ほとんど期待してなかったけど、想定外に痛快だったのは、寺井尚子が飛び入り参加したリシャール・ガリアーノの「タンガリア・カルテット」だ。ピアソラと共演したことを ゛お墨付き ゛として大事にしているガリアーノは、バンドネオンで古典タンゴも弾くが、いかにもフランス生まれらしく、ヨーロッパ特有のクロマチック・アコーディオンでシャンソンからジャズも一応はこなす才人だ。
それが今回は予定した奏者が急に来日不能となり、寺井に代役がまわったというわけだが、ステージでは、代役というイメージは全く無く、むしろ寺井のバイオリンがメインで、ガリアーノは共演者じゃないのか~と思えてしまう演奏が展開された。
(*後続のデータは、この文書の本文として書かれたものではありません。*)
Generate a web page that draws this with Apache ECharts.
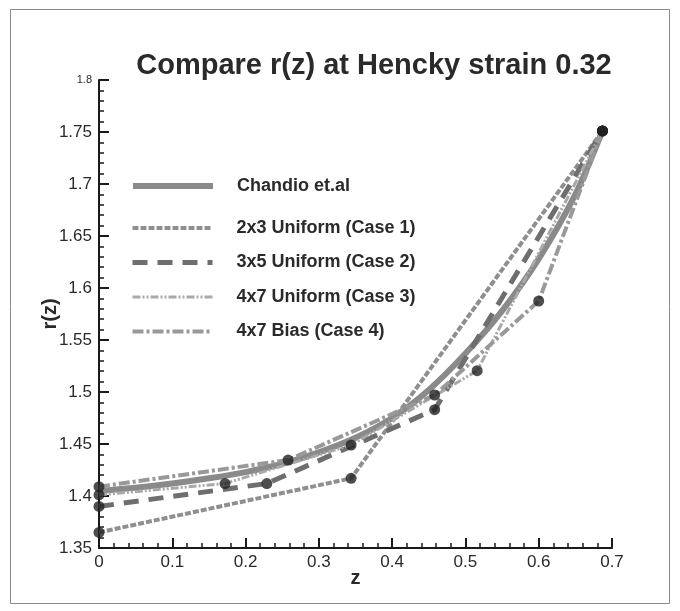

だがこれは、 ゛ひいき目 ゛をどんなに差し引いても、寺井が ゛出しゃばり過ぎていた ゛からではなく、ガリアーノの方に、終始 ゛前に出てこないモタつき ゛が付いてまわっていたからだ。クロマチック・アコーディオンがジャズ向きであるか無いか~なんてことではなく、ガリアーノの表現姿勢そのものの、ある種の ゛生ぬるさ ゛が生み出した ゛違い ゛ではなかったか?
゛初めて弾く曲を、いかに体の中に入れ込むかという作業が必要…とにかく、今日は思いっきり、すべてを忘れて楽しもう…それだけの思いで来ました… ゛ この寺井のコメントが、すべてを云いつくしている…尚子に文句なしの天っ晴れだ!!